Creativity is not linear. In a creative process, there is always a leap, gap or space. Researchers call it "incubation" or "mental digestion". Business coach Robert Poynton calls it a pause.
He believes cultivating this ability to pause is important for creative people. So much so, he's written a book on the very subject entitled Do/Pause: You Are Not a To Do List.
We asked Robert for an overview of some things we can try to take a pause, reflect and get that necessary reboot to be productive and creative all over again. Here's what he suggests.
This works like the famous phrase, "Don’t think of an elephant". Once you make pause a thing, you can’t avoid thinking about it. You pay attention to how and where you pause (or don’t) and where you could use more pause. It punctures the illusion that pushing is always good or necessary. Even that small shift in attention has an effect. As the footballer, Zinedine Zidane, said: "Magic is sometimes very close to nothing at all."

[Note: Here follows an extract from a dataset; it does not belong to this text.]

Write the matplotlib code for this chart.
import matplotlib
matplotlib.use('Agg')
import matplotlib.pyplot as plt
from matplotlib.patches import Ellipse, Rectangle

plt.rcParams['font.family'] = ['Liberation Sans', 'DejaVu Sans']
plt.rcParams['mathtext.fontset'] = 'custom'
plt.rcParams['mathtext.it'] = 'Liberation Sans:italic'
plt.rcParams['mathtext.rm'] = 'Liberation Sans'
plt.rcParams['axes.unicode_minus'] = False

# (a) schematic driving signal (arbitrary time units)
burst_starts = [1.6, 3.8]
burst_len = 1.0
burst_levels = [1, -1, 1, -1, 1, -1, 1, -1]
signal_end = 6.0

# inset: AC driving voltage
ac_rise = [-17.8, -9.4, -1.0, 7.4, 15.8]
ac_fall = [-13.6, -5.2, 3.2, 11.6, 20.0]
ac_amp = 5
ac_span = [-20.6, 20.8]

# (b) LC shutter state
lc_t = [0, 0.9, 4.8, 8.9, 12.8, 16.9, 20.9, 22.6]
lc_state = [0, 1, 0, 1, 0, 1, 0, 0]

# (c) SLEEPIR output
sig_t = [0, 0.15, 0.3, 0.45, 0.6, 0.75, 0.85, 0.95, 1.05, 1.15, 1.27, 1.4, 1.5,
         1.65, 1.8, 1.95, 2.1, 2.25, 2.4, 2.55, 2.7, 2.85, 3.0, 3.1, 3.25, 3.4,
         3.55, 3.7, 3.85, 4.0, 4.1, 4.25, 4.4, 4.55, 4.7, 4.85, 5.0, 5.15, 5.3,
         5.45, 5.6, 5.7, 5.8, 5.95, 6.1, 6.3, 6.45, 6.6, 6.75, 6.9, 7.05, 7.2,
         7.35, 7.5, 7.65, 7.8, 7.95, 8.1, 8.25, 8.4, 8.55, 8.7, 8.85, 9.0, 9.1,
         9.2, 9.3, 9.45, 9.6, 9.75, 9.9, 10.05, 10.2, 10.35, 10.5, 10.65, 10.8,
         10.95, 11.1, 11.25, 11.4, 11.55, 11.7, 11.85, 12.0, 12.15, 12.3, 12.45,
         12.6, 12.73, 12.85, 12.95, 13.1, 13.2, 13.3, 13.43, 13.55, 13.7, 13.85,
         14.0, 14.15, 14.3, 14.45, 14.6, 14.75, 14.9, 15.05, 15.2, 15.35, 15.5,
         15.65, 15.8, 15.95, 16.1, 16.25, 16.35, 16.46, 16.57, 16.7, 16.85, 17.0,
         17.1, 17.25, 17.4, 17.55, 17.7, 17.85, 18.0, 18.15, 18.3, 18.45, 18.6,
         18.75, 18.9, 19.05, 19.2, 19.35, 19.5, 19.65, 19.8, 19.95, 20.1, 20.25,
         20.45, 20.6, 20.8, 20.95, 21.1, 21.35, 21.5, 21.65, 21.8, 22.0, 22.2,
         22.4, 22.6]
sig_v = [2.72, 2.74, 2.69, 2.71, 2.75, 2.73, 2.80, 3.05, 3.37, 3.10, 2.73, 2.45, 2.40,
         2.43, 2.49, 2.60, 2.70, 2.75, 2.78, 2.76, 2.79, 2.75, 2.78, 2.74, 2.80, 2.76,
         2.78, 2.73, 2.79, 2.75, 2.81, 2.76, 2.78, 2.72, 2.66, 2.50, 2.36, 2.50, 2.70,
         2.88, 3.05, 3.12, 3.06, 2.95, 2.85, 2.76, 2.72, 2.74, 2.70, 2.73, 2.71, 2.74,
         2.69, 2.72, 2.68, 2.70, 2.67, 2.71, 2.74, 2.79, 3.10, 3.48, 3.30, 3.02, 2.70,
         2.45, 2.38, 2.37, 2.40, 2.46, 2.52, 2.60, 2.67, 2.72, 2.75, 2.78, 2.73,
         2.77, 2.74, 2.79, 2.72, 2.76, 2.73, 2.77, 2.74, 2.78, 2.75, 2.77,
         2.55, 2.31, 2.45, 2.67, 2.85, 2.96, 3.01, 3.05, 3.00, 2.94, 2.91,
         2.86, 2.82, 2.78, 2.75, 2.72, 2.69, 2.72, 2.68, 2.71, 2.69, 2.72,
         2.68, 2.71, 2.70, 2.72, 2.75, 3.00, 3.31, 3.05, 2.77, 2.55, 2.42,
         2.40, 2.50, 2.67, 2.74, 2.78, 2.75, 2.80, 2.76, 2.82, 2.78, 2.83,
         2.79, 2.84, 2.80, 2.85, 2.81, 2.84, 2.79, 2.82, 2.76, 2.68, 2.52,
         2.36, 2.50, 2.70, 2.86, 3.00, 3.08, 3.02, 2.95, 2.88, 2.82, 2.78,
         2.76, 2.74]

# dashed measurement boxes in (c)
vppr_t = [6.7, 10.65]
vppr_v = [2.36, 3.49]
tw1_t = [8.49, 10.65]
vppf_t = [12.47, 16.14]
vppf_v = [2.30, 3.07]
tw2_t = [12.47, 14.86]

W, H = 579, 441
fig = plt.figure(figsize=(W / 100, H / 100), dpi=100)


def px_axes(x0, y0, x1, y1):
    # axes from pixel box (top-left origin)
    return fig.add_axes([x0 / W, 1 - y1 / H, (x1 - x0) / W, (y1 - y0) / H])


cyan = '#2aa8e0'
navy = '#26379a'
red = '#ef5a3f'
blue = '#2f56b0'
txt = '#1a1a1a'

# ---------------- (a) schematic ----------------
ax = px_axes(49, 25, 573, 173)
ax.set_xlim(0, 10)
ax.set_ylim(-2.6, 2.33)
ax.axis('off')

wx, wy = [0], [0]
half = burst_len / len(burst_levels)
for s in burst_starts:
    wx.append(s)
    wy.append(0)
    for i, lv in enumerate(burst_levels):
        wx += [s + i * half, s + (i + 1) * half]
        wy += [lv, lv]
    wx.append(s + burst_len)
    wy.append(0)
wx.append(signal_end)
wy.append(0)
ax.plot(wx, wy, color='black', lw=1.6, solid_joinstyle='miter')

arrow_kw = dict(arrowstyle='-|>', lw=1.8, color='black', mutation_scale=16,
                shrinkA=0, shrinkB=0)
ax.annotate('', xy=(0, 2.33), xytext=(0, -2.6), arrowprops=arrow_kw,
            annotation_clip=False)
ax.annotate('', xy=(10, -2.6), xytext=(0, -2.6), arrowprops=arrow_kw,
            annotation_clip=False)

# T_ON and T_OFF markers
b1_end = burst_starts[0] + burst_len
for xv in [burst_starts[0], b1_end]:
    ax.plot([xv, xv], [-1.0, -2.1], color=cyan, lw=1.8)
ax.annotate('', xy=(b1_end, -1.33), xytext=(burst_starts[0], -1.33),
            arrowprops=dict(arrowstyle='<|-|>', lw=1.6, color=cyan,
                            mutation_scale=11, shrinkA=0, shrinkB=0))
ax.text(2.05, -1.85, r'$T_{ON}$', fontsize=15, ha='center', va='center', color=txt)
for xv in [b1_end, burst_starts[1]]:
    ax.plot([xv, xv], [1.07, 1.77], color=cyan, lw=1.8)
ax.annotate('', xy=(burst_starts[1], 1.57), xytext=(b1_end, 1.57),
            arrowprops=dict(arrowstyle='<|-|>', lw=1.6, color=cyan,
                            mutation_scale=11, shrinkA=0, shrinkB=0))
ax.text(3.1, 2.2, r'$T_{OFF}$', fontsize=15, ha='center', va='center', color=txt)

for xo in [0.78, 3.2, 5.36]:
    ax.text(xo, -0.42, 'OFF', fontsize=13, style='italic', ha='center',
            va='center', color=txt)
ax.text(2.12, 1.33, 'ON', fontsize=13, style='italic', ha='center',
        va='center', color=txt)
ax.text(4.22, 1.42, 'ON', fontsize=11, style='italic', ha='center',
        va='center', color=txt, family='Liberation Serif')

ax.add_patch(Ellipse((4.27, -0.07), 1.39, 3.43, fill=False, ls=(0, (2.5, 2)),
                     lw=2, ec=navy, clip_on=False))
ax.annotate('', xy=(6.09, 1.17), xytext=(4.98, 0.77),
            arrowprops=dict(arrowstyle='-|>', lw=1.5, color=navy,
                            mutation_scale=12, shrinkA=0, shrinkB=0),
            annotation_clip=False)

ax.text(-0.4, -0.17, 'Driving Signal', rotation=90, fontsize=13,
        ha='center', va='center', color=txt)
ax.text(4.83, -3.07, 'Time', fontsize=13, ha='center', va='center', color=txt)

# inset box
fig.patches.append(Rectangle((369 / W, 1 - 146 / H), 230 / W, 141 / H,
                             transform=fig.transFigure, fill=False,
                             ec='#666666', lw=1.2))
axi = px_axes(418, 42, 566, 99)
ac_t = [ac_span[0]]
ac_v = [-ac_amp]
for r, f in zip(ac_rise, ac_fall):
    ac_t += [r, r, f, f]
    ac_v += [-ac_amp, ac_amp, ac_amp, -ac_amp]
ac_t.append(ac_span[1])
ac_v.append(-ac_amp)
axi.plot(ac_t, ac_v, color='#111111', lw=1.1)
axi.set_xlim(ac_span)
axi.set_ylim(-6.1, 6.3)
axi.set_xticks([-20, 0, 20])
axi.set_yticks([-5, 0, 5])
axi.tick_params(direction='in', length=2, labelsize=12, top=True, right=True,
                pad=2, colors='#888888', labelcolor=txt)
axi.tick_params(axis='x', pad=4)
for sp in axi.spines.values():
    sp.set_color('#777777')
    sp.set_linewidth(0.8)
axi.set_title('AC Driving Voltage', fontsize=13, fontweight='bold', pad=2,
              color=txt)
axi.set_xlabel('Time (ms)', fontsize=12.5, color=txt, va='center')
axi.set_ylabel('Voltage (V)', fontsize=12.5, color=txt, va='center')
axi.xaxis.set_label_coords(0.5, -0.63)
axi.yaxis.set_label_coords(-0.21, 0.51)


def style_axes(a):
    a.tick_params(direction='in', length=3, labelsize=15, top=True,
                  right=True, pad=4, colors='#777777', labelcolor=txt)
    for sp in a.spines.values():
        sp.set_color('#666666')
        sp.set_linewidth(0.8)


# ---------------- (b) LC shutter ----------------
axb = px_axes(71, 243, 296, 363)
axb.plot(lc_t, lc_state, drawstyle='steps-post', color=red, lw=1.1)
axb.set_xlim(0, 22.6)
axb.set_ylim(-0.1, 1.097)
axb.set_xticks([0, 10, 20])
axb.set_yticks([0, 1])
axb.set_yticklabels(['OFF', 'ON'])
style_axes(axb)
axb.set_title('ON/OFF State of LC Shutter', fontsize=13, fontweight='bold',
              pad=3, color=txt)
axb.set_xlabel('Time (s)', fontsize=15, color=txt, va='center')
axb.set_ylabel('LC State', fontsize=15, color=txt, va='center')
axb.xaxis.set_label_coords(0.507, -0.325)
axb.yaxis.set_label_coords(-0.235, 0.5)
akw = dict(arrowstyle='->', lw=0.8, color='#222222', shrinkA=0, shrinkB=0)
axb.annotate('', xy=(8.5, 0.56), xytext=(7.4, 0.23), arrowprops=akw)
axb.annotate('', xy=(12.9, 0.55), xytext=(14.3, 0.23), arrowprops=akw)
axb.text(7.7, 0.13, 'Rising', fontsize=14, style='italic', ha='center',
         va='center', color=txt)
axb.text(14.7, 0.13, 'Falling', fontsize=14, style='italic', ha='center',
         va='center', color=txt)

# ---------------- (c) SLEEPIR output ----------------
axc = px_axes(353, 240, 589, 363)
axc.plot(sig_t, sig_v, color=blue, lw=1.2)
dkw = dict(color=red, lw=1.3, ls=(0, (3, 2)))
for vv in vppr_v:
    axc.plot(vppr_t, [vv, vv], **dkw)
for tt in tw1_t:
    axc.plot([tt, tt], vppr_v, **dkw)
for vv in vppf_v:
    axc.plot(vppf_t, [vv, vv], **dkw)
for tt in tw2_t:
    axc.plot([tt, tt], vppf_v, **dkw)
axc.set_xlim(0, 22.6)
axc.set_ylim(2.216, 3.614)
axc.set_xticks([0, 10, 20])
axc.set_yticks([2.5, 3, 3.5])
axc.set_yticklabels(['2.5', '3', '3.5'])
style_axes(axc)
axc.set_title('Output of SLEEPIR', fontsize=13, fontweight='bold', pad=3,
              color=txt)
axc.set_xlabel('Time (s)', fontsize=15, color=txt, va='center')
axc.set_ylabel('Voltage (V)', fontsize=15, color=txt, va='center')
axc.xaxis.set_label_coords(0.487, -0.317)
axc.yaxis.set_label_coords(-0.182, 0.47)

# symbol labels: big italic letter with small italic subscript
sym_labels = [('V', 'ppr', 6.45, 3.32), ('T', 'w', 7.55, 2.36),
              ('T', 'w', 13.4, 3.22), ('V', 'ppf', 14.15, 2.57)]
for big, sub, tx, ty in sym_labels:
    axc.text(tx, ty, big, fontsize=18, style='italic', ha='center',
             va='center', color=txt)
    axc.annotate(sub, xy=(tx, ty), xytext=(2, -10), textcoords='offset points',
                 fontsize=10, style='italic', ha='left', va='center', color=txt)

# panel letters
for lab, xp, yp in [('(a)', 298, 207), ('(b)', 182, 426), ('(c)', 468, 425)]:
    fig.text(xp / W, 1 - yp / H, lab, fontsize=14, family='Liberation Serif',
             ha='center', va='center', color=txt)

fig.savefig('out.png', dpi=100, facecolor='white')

Or you could go to the opposite extreme and start huge. Steal (like an artist?) from designer Stefan Sagmeister and take an undirected sabbatical year, once every seven years. Musician Nils Frahm (to whose music I wrote Do/Pause) also took a year off before his current world tour, so maybe it's a German thing, but anyone bold enough could choose to do this.
If a year is too ambitious, how about a Think Week? Bill Gates takes one of these every two years, spent in a cabin in the woods, completely disconnected from work, with a pile of stuff to read that he wouldn’t usually look at. Design one of these for yourself. Think about when is the time where you would go, and what material you would take.
A pause isn't "nothing", it is a switch, so try switching from the brain to the hand. Spend a few minutes drawing, doodling or journaling. Use ‘automatic writing' where you keep writing come way may. Choose whichever contrasts most with what you usually do. Engaging the hand opens up the mind.
Body and mind are not separate and moving one, moves the other. A walk is the best way I know to break a creative block. I should have dedicated my last book to our dog since it was him that got me out when I was stuck.
Think about pausing at different points in the process – before, during or after a stretch of creative work. To start crisply, singers and musicians have to pause first. I call this a ‘gathering pause’. On set, film director David Keating will sometimes hold back the magic word ‘action’ for a few seconds. The pause gets the attention of the cast and crew and creates intensity. Allow yourself to hold off for a while – a few seconds or hours – to gather or intensify attention, material, or ideas.
Another film director, John Boorman, pauses while shooting, to "get in touch with his instincts". He needs to disconnect from the technical side of making a film to ensure he connects with his creative side. Use a pause to punctuate your process and make sure the technique isn’t getting in the way.
Percussionist and improviser Thomas Sandberg uses a pause to get input from an audience. A pause in the midst of things allows new inputs from other people or sources, that act as a stimulus. If you never stop or hold a space, that isn’t possible. Serendipity doesn’t occur when you are head down racing on to a pre-determined goal. Allow yourself to wander off. Motorways always lead to known destinations.
It is a myth that ideas occur instantly. Eureka moments come out of ‘slow hunches’ which build up over time, so let ideas linger. Pause with them, allow them to sit on a shelf in the back of your mind until the right moment appears.
Photographer Jim Marsden (who took the photos for Do/Pause) loves using film rather than digital because it introduces a pause between taking the shot and seeing it. That not only encourages him to frame things more thoughtfully but allows his ideas to mature before he sees the image and judges it.
You can be creative with pauses themselves. Play around with different kinds. There are dramatic or pregnant pauses. You can pause for effect or pause for thought. A pause can be planned or spontaneous, momentary or lasting.
You might pause to get organised, add emphasis, connect with others, get a new perspective, exercise judgement, and so on — it’s a long list. This multi-faceted nature is what makes pause worth exploring. It is a rich, layered, nuanced phenomenon. Empty though it may seem, there’s a lot in a pause.